Захаров был широкой натурой. Если уж принимал гостей, то угощал их на славу, для чего приглашал поваров из клуба. Впрочем, мне эти яства казались невкусными, может быть потому, что в детскую комнату блюда попадали уже холодными-то, что оставалось от взрослого стола. Кроме их собственных детей - трех сыновей и двух дочерей- на Захаровских именинах из посторонних детей бывал только я.Почему родители брали меня с собой, а не оставляли дома с тетей Аней- не ясно, может быть, думали, что мне интересно с захаровскими ребятами. Но я не помню, чтоб мы веселились, шумно играли, даже на рождестве, вокруг елки. Ветви этой раскидистой, под потолок их большого зала, елки, вернее - ели, гнулись под тяжестью игрушек, хлопушек, флагов, золотых и серебряных цепей, шоколадных бомб, начиненных разными сюрпризами: все отдавало купеческим шиком, излишней роскошью, -явно сказывалось влияние Анны Федоровны.

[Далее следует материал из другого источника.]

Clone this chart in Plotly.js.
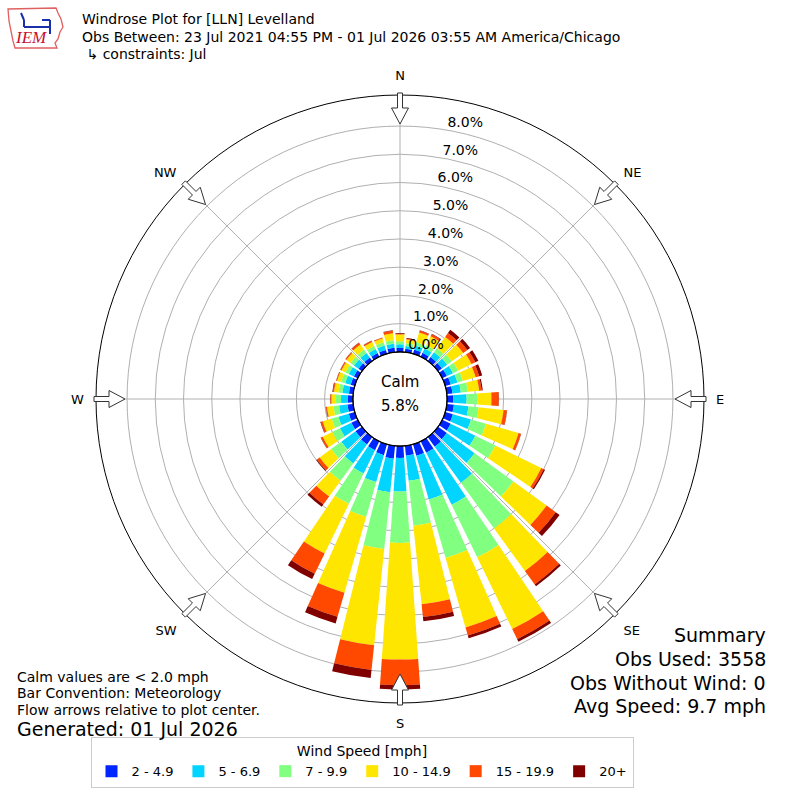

Самым симпатичным из хозяйских детей мне казался Олег, но он был младше меня; Володя и Тюша (Мартиниан) были слишком флегматичны, а девочки Зоя и Ариадна – диковаты, хотя и красивы, в мать.
Взрослые гости, в отличие от наших, собирались вместе самые разные, типичная смесь! Например, присутствие братьев Шалагиновых вообще выглядело «анахронизмом». Дело в том, что сестра Анны Федоровны, тоже видная женщина с редким именем- Павла, была раньше замужем за одним из этих братьев, небольшого роста усатым человечком, приказчиком из мануфактурного магазина. Затем она его оставила и вышла замуж за военного, краскома Баранова, но к Мите, Дмитрию Петровичу, и она и Захаровы продолжали хорошо относиться, даже помогали ему материально, когда магазин закрылся. Когда же Барановы уехали из Котельнича, а Захаров умер, Митя спустился еще на ступеньку: стал банщиком в городской банек, принимал пятачки на чай, бегал за пивом для посетителей, но усы отрастил длиннее прежних
Для развлечения гостей у Захаровых часто заводили граммофон, который я не любил за его зычный голос; эта нелюбовь распространялась и на Шаляпина, пластинки которого я доныне слушаю с некоторой опаской. Но вот пластинка с «Записками сумасшедшего» производила на меня сильнейшее впечатление: в конце года, когда Поприщин произносил слова: Матушка, спаси твоего бедного сына!»- мороз продирал по коже и мне хотелось рыдать от сочувствия к этому глубоко несчастному человеку. Но одновременно я испытывал гнев. Я негодовал не столько на тех, кто мучил и не понимал Поприщина, сколько на тех, кто слушали эту пластинку: и хозяева и гости покатывались от хохота… Я боялся взглянуть на своих родителей- неужели и они смеялись над Поприщиным? Папа- наверняка нет, он без комка в горле не мог читать вслух даже такие рассказы Чехова, как «Белолобый» или конец «Каштанки»: непременно находились строки, которые его волновали или трогали; позже я не раз видел, как папа плакал, перечитывая «Архиерея», особенно его последние строки. Мама же, как и я боялась, не любила граммофона, -если она тут и смеялась. То деланно, потому что все смеялись. Потом я часто ловил себя на окаянной мысли: неужели большинство людей не ощущает трагическое сквозь внешне нелепое и смешное? Зачем тогда творит Чаплин? Зачем он поставил «Огни большого города», где прозревшая слепая девушка, такая прелестная, добрая, смеётся над его страдальческой гримасой? Для кого и для чего в таком случае существует искусство?